Abstract

AbstractA variety of temperature thresholds for larvae, pupae, and adults of seven African species of carrion‐feeding blowflies (Diptera: Calliphoridae) was measured and compared to understand their basic thermal biology and the influence of temperature on their behaviour. Calliphora croceipalpis (Jaennicke) had consistently lower temperature thresholds than all other species tested for all larval (42.9 °C), pupal (16.6 °C), and adult (45.6 °C) stages. Larvae (50.1 °C) and adults (53.4 °C) of Chrysomya marginalis (Robineau‐Desvoidy) had higher upper lethal temperature thresholds than all other species and weighed more than all other species. Pupae and adults of both Chrysomya albiceps (Wiedemann) and Lucilia sericata (Meigen) had similar temperature thresholds, whereas Chrysomya putoria (Wiedemann), Chrysomya chloropyga (Wiedemann), and Chrysomya megacephala (Fabricius) had inconsistent rank temperature thresholds between the larval, pupal, and adult stages.
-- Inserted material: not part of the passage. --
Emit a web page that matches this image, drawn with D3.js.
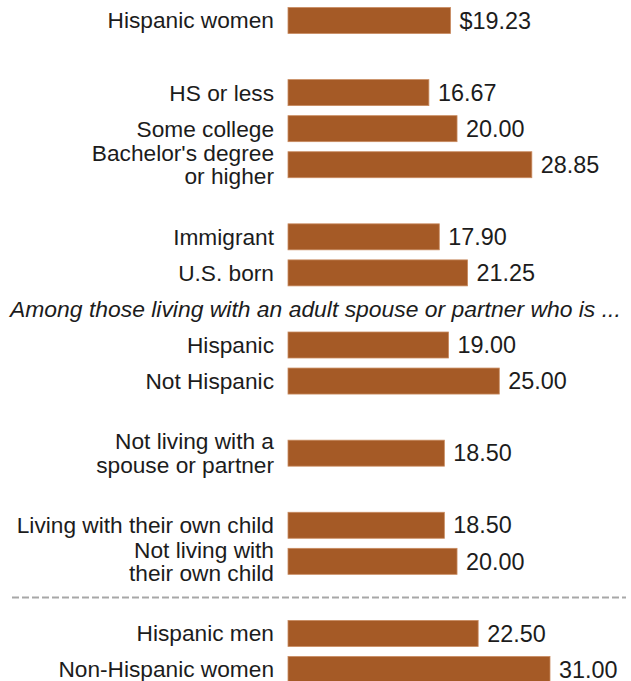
<!DOCTYPE html>
<html>
<head>
<meta charset="utf-8">
<script src="https://cdn.jsdelivr.net/npm/d3@7"></script>
<style>
  html, body { margin: 0; padding: 0; background: #fff; }
  svg { display: block; }
  text { font-family: "Liberation Sans", Arial, sans-serif; fill: #1c1c1c; }
</style>
</head>
<body>
<svg id="chart" width="631" height="681"></svg>
<script>
// Median hourly earnings of Hispanic women, by characteristic
const categories = [
  "Hispanic women",
  "HS or less", "Some college", "Bachelor's degree\nor higher",
  "Immigrant", "U.S. born",
  "Hispanic", "Not Hispanic",
  "Not living with a\nspouse or partner",
  "Living with their own child", "Not living with\ntheir own child",
  "Hispanic men", "Non-Hispanic women"
];
const values = [19.23, 16.67, 20.00, 28.85, 17.90, 21.25, 19.00, 25.00, 18.50, 18.50, 20.00, 22.50, 31.00];
const valueLabels = ["$19.23", "16.67", "20.00", "28.85", "17.90", "21.25", "19.00", "25.00", "18.50", "18.50", "20.00", "22.50", "31.00"];
const subheading = "Among those living with an adult spouse or partner who is ...";

// Row order, with spacer slots between groups, a subheading slot and a divider slot
const rowOrder = [
  categories[0], "gap-1",
  categories[1], categories[2], categories[3], "gap-2",
  categories[4], categories[5], "subheading",
  categories[6], categories[7], "gap-3",
  categories[8], "gap-4",
  categories[9], categories[10], "divider",
  categories[11], categories[12]
];

const svg = d3.select("#chart");

const x = d3.scaleLinear().domain([0, 31]).range([288, 550]);
const y = d3.scalePoint().domain(rowOrder).range([20.5, 669.5]);
const barH = 26;
const labelSize = 22.7;
const valueSize = 23.4;
const subSize = 22.9;
const lineGap = 23.5;

const data = categories.map((c, i) => ({ cat: c, value: values[i], label: valueLabels[i] }));

// Bars
svg.append("g").selectAll("rect")
  .data(data)
  .join("rect")
  .attr("x", x(0))
  .attr("y", d => y(d.cat) - barH / 2)
  .attr("width", d => x(d.value) - x(0))
  .attr("height", barH)
  .attr("fill", "#a55a26")
  .attr("stroke", "#c98b60")
  .attr("stroke-width", 0.8);

// Category labels (right-aligned, possibly two lines)
const catG = svg.append("g");
data.forEach(d => {
  const lines = d.cat.split("\n");
  const t = catG.append("text")
    .attr("text-anchor", "end")
    .attr("font-size", labelSize);
  lines.forEach((ln, j) => {
    t.append("tspan")
      .attr("x", 274)
      .attr("y", y(d.cat) + (j - (lines.length - 1) / 2) * lineGap + labelSize * 0.35)
      .text(ln);
  });
});

// Value labels
svg.append("g").selectAll("text")
  .data(data)
  .join("text")
  .attr("x", d => x(d.value) + 9)
  .attr("y", d => y(d.cat) + valueSize * 0.35)
  .attr("font-size", valueSize)
  .text(d => d.label);

// Subheading
svg.append("text")
  .attr("x", 10)
  .attr("y", y("subheading") + subSize * 0.35)
  .attr("font-size", subSize)
  .attr("font-style", "italic")
  .text(subheading);

// Divider
svg.append("line")
  .attr("x1", 12).attr("x2", 626)
  .attr("y1", y("divider")).attr("y2", y("divider"))
  .attr("stroke", "#a8a8a8")
  .attr("stroke-width", 2)
  .attr("stroke-dasharray", "7,3");
</script>
</body>
</html>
With a few minor exceptions, the nervous activity, muscle activity, and death thresholds in female adult flies responded at higher temperatures than conspecific male flies for all species tested. Similarly, female adult flies weighed consistently more than conspecific male flies for all species tested, except Ca. croceipalpis. These data suggest that there is a phylogenetic component to the thermal biology of blowflies, because Ca. croceipalpis belongs to a primarily Holarctic genus and shows adaptation to that climate even though it inhabits Africa. Comparisons between these temperature thresholds and the distributions of blowfly species present on three rhinoceros carcasses suggest that blowfly larvae with high upper lethal temperature thresholds (particularly C. marginalis) dominate in interspecific competition on the carcass by raising the temperature of the amassed maggots above the thresholds of other carrion‐feeding blowflies, through metabolically generated heat.